With a submersible smartphone (hydrophone) placed inside the water and another smartphone outside the water --very close to the first-- (microphone), the above method can be tested as shown in Fig. 3. As in the previous experiment the first step is to synchronize the sound tracks. In a home pool, a pulse was produced with a semi-submerged metal bar and the time difference detected between the hydrophone and the microphone. In the present experiment, the time difference measured was 258 samples, equivalent to 5.9(1) ms. Then, the distance from the metal bar to the smartphones is readily obtained as x=2.66(6) m. This result is in very good concordance with the direct measurement of the distance d=2.60(2) m, between the smartphones.

Figure 3. Acoustic ranging. Similarly to the previous experiment, sound tracks are synchronized as schematized in the top panel. Then, shown in the bottom panel, a sound pulse, propagating both in water and air, reaches the smartphones separated an unknown distance x

Closing remarks
To sum up, we have described a simple and inexpensive experiment in underwater acoustics, an area usually little explored in Physics courses. At least one waterproof smartphone is needed and the experiments can be performed in a small pool or pond.
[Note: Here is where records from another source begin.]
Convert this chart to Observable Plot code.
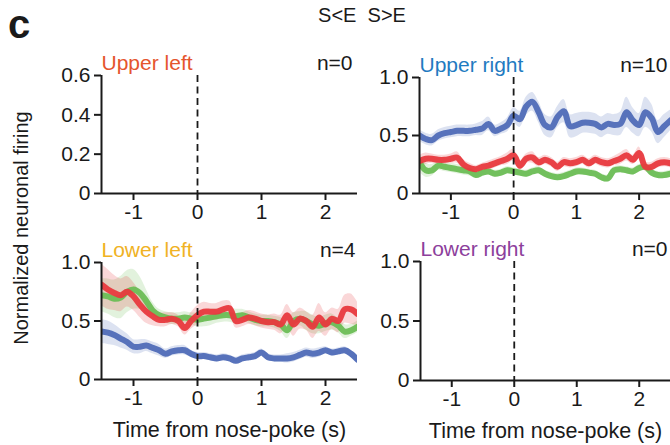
<!DOCTYPE html>
<html>
<head>
<meta charset="utf-8">
<script src="https://cdn.jsdelivr.net/npm/d3@7"></script>
<script src="https://cdn.jsdelivr.net/npm/@observablehq/plot@0.6"></script>
<style>
  body { margin: 0; background: #fff; }
  #fig { position: relative; width: 670px; height: 445px; overflow: hidden; background: #fff;
         font-family: "Liberation Sans", Arial, Helvetica, sans-serif; color: #1a1a1a; }
  .abs { position: absolute; }
  #letter { left: 8px; top: 4px; font-size: 40px; font-weight: bold; line-height: 1; }
  #heading { left: 362px; top: 5px; transform: translateX(-50%); font-size: 20px; white-space: pre; line-height: 1; }
  #ylabel { left: 21px; top: 228px; transform: translate(-50%, -50%) rotate(-90deg); font-size: 20px; white-space: nowrap; line-height: 1; }
</style>
</head>
<body>
<div id="fig">
  <div id="letter" class="abs">c</div>
  <div id="heading" class="abs">S&lt;E  S&gt;E</div>
  <div id="ylabel" class="abs">Normalized neuronal firing</div>
</div>
<script>
// Time bins (s) relative to nose-poke
const time = [-1.5, -1.4, -1.3, -1.2, -1.1, -1.0, -0.9, -0.8, -0.7, -0.6, -0.5, -0.4, -0.3, -0.2, -0.1,
  0.0, 0.1, 0.2, 0.3, 0.4, 0.5, 0.6, 0.7, 0.8, 0.9, 1.0, 1.1, 1.2, 1.3, 1.4, 1.5, 1.6, 1.7, 1.8, 1.9,
  2.0, 2.1, 2.2, 2.3, 2.4, 2.5];
const xTicks = [-1, 0, 1, 2];

// Upper right (n=10): mean and s.e.m.
const urBlue = [0.50, 0.47, 0.46, 0.50, 0.52, 0.53, 0.54, 0.54, 0.54, 0.55, 0.56, 0.60, 0.54, 0.56, 0.59,
  0.67, 0.64, 0.75, 0.79, 0.70, 0.59, 0.57, 0.66, 0.71, 0.58, 0.59, 0.61, 0.61, 0.60, 0.57, 0.60, 0.59,
  0.60, 0.70, 0.63, 0.59, 0.70, 0.65, 0.53, 0.58, 0.63];
const urBlueSe = [0.05, 0.05, 0.05, 0.05, 0.05, 0.05, 0.05, 0.05, 0.05, 0.05, 0.06, 0.06, 0.05, 0.05, 0.06,
  0.07, 0.07, 0.08, 0.08, 0.09, 0.09, 0.09, 0.09, 0.10, 0.10, 0.10, 0.09, 0.09, 0.09, 0.09, 0.09, 0.09,
  0.10, 0.13, 0.11, 0.10, 0.13, 0.12, 0.10, 0.10, 0.09];
const urRed = [0.28, 0.30, 0.30, 0.29, 0.29, 0.30, 0.31, 0.25, 0.22, 0.21, 0.23, 0.24, 0.26, 0.28, 0.30,
  0.33, 0.24, 0.30, 0.31, 0.27, 0.29, 0.27, 0.23, 0.27, 0.26, 0.27, 0.29, 0.26, 0.29, 0.27, 0.26, 0.28,
  0.30, 0.33, 0.29, 0.35, 0.23, 0.23, 0.26, 0.27, 0.26];
const urRedSe = [0.05, 0.05, 0.04, 0.04, 0.04, 0.04, 0.05, 0.04, 0.04, 0.03, 0.03, 0.04, 0.04, 0.04, 0.05,
  0.05, 0.04, 0.04, 0.05, 0.04, 0.04, 0.04, 0.04, 0.04, 0.04, 0.04, 0.04, 0.04, 0.04, 0.04, 0.04, 0.04,
  0.05, 0.05, 0.04, 0.05, 0.04, 0.04, 0.04, 0.04, 0.04];
const urGreen = [0.27, 0.20, 0.20, 0.24, 0.23, 0.22, 0.21, 0.20, 0.19, 0.16, 0.18, 0.19, 0.17, 0.18, 0.20,
  0.19, 0.18, 0.17, 0.19, 0.20, 0.17, 0.15, 0.14, 0.15, 0.17, 0.19, 0.19, 0.18, 0.17, 0.14, 0.13, 0.20,
  0.21, 0.20, 0.19, 0.22, 0.23, 0.18, 0.16, 0.16, 0.17];
const urGreenSe = [0.08, 0.06, 0.05, 0.04, 0.04, 0.04, 0.04, 0.04, 0.04, 0.03, 0.03, 0.03, 0.03, 0.03, 0.03,
  0.03, 0.03, 0.03, 0.03, 0.03, 0.03, 0.03, 0.03, 0.03, 0.03, 0.03, 0.03, 0.03, 0.03, 0.03, 0.03, 0.03,
  0.03, 0.03, 0.03, 0.03, 0.03, 0.03, 0.03, 0.03, 0.03];

// Lower left (n=4): mean and s.e.m.
const llBlue = [0.41, 0.40, 0.38, 0.35, 0.32, 0.28, 0.28, 0.29, 0.27, 0.25, 0.22, 0.24, 0.25, 0.25, 0.22,
  0.20, 0.20, 0.19, 0.18, 0.19, 0.18, 0.16, 0.18, 0.19, 0.20, 0.23, 0.19, 0.18, 0.18, 0.18, 0.19, 0.21,
  0.23, 0.22, 0.23, 0.25, 0.23, 0.24, 0.25, 0.22, 0.17];
const llBlueSe = [0.10, 0.10, 0.09, 0.08, 0.07, 0.06, 0.06, 0.05, 0.05, 0.05, 0.04, 0.04, 0.04, 0.04, 0.03,
  0.03, 0.03, 0.03, 0.03, 0.03, 0.03, 0.03, 0.03, 0.03, 0.03, 0.03, 0.03, 0.03, 0.03, 0.04, 0.04, 0.04,
  0.04, 0.04, 0.04, 0.03, 0.03, 0.03, 0.03, 0.03, 0.03];
const llRed = [0.81, 0.77, 0.74, 0.72, 0.75, 0.71, 0.64, 0.58, 0.54, 0.51, 0.51, 0.52, 0.50, 0.44, 0.50,
  0.55, 0.58, 0.58, 0.58, 0.60, 0.61, 0.50, 0.51, 0.53, 0.52, 0.50, 0.49, 0.49, 0.47, 0.55, 0.47, 0.52,
  0.50, 0.45, 0.53, 0.47, 0.52, 0.50, 0.60, 0.60, 0.56];
const llRedSe = [0.18, 0.17, 0.15, 0.14, 0.13, 0.12, 0.11, 0.10, 0.08, 0.06, 0.06, 0.05, 0.05, 0.06, 0.07,
  0.08, 0.08, 0.07, 0.07, 0.07, 0.06, 0.06, 0.06, 0.06, 0.06, 0.06, 0.06, 0.07, 0.08, 0.09, 0.10, 0.09,
  0.08, 0.10, 0.12, 0.10, 0.09, 0.10, 0.12, 0.13, 0.10];
const llGreen = [0.72, 0.71, 0.69, 0.70, 0.75, 0.77, 0.74, 0.67, 0.59, 0.55, 0.53, 0.52, 0.52, 0.53, 0.52,
  0.51, 0.52, 0.53, 0.54, 0.55, 0.55, 0.54, 0.55, 0.53, 0.51, 0.50, 0.50, 0.49, 0.47, 0.42, 0.50, 0.52,
  0.50, 0.47, 0.46, 0.48, 0.49, 0.46, 0.41, 0.42, 0.45];
const llGreenSe = [0.14, 0.15, 0.16, 0.18, 0.18, 0.17, 0.14, 0.10, 0.07, 0.05, 0.05, 0.05, 0.05, 0.05, 0.05,
  0.06, 0.07, 0.07, 0.06, 0.06, 0.06, 0.06, 0.05, 0.05, 0.05, 0.05, 0.05, 0.05, 0.06, 0.07, 0.07, 0.06,
  0.08, 0.08, 0.07, 0.07, 0.07, 0.06, 0.06, 0.05, 0.05];

const BLUE = "#4f6cb7", RED = "#e8393e", GREEN = "#6cbd55";
const FONT = '"Liberation Sans", Arial, Helvetica, sans-serif';
const INK = "#1a1a1a";

function panel({ymax, yticks, title, titleColor, n, series = [], xLabel = null,
                width, height, marginLeft, marginRight, marginTop, marginBottom, nDx}) {
  const marks = [];
  // s.e.m. bands
  for (const s of series) {
    const rows = time.map((t, i) => ({t, lo: s.values[i] - s.se[i], hi: s.values[i] + s.se[i]}));
    marks.push(Plot.areaY(rows, {x: "t", y1: "lo", y2: "hi", fill: s.color, fillOpacity: 0.2,
      curve: "catmull-rom", clip: true}));
  }
  // mean traces
  for (const s of series) {
    const rows = time.map((t, i) => ({t, v: s.values[i]}));
    marks.push(Plot.lineY(rows, {x: "t", y: "v", stroke: s.color, strokeWidth: 6,
      strokeOpacity: 0.95, curve: "catmull-rom", clip: true}));
  }
  // nose-poke onset
  marks.push(Plot.ruleX([0], {stroke: INK, strokeWidth: 1.8, strokeDasharray: "7,4.5"}));
  // axes
  marks.push(Plot.axisY({ticks: yticks, tickSize: 7, tickPadding: 4, strokeWidth: 2, stroke: INK,
    fill: INK, fontSize: 21, label: null, tickFormat: d => d === 0 ? "0" : d.toFixed(1)}));
  marks.push(Plot.axisX({ticks: xTicks, tickSize: 7, tickPadding: 4, strokeWidth: 2, stroke: INK,
    fill: INK, fontSize: 21, label: null, tickFormat: d => String(d)}));
  marks.push(Plot.ruleY([0], {stroke: INK, strokeWidth: 2}));
  marks.push(Plot.ruleX([-1.5], {y1: 0, y2: ymax, stroke: INK, strokeWidth: 2}));
  // titles
  marks.push(Plot.text([title], {frameAnchor: "top-left", textAnchor: "start", lineAnchor: "bottom",
    dy: -6, fill: titleColor, fontSize: 21}));
  marks.push(Plot.text([n], {frameAnchor: "top-right", textAnchor: "end", lineAnchor: "bottom",
    dy: -6, dx: nDx, fill: INK, fontSize: 21}));
  if (xLabel) {
    marks.push(Plot.text([xLabel], {frameAnchor: "bottom", lineAnchor: "bottom", dy: 57,
      fill: INK, fontSize: 21.5}));
  }
  return Plot.plot({
    width, height, marginLeft, marginRight, marginTop, marginBottom,
    x: {domain: [-1.5, 2.5]},
    y: {domain: [0, ymax]},
    style: {fontFamily: FONT, background: "transparent", overflow: "hidden", color: INK},
    marks
  });
}

const fig = document.getElementById("fig");
function place(svg, left, top) {
  svg.style.position = "absolute";
  svg.style.left = left + "px";
  svg.style.top = top + "px";
  fig.appendChild(svg);
}

place(panel({ymax: 0.6, yticks: [0, 0.2, 0.4, 0.6], title: "Upper left", titleColor: "#e5552d", n: "n=0",
  width: 362, height: 185, marginLeft: 101, marginRight: 5, marginTop: 35, marginBottom: 32, nDx: -5}), 0, 40);

place(panel({ymax: 1, yticks: [0, 0.5, 1], title: "Upper right", titleColor: "#1f7bc1", n: "n=10",
  series: [
    {values: urBlue, se: urBlueSe, color: BLUE},
    {values: urGreen, se: urGreenSe, color: GREEN},
    {values: urRed, se: urRedSe, color: RED}
  ],
  width: 308, height: 185, marginLeft: 57, marginRight: 0, marginTop: 37, marginBottom: 32, nDx: -3}), 362, 40);

place(panel({ymax: 1, yticks: [0, 0.5, 1], title: "Lower left", titleColor: "#f0b224", n: "n=4",
  series: [
    {values: llBlue, se: llBlueSe, color: BLUE},
    {values: llGreen, se: llGreenSe, color: GREEN},
    {values: llRed, se: llRedSe, color: RED}
  ],
  xLabel: "Time from nose-poke (s)",
  width: 362, height: 220, marginLeft: 101, marginRight: 5, marginTop: 37, marginBottom: 66, nDx: -2}), 0, 225);

place(panel({ymax: 1, yticks: [0, 0.5, 1], title: "Lower right", titleColor: "#8d3f9c", n: "n=0",
  xLabel: "Time from nose-poke (s)",
  width: 308, height: 220, marginLeft: 58, marginRight: 0, marginTop: 36, marginBottom: 65, nDx: -3}), 362, 225);
</script>
</body>
</html>
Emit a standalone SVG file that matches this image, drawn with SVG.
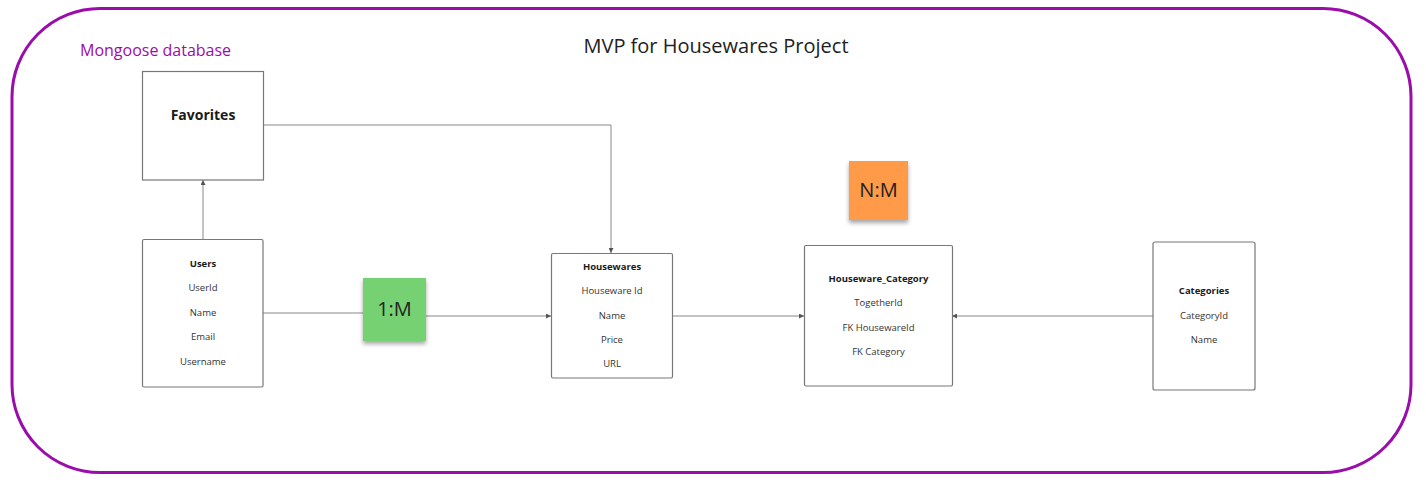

Data analysis requires only a sound editor, however, due to the noise inherent to the aquatic media, special attention should be paid to the experimental details.

References
[1] Martín Monteiro, Arturo C. Marti, Patrik Vogt, Lutz Kasper & Dominik Quarthal (2015) "Measuring the acoustic response of Helmholtz resonators." The Physics Teacher, 53(4), 247-249.
[2] Yavuz, A. (2015) "Measuring the speed of sound in air using smartphone applications." Physics Education, 50(3), 281.
[3] Kasper, L., Vogt, P., & Strohmeyer, C. (2015). "Stationary waves in tubes and the speed of sound."
The Physics Teacher, 53(1), 52-53.
[4] Hirth, M., Kuhn, J., & Müller, A. (2015). "Measurement of sound velocity made easy using harmonic resonant frequencies with everyday mobile technology." The Physics Teacher, 53(2), 120-121.
[5] Monteiro, M., Stari, C., Cabeza, C., & Marti, A. C. (2018). “A bottle of tea as a universal Helmholtz resonator.” The Physics Teacher, 56(9), 644-645.
[6] Staacks, S., Hütz, S., Heinke, H. & Stampfer, C. (2019). “Simple Time-of-Flight Measurement of the Speed of Sound Using Smartphones.” The Physics Teacher 57, 112.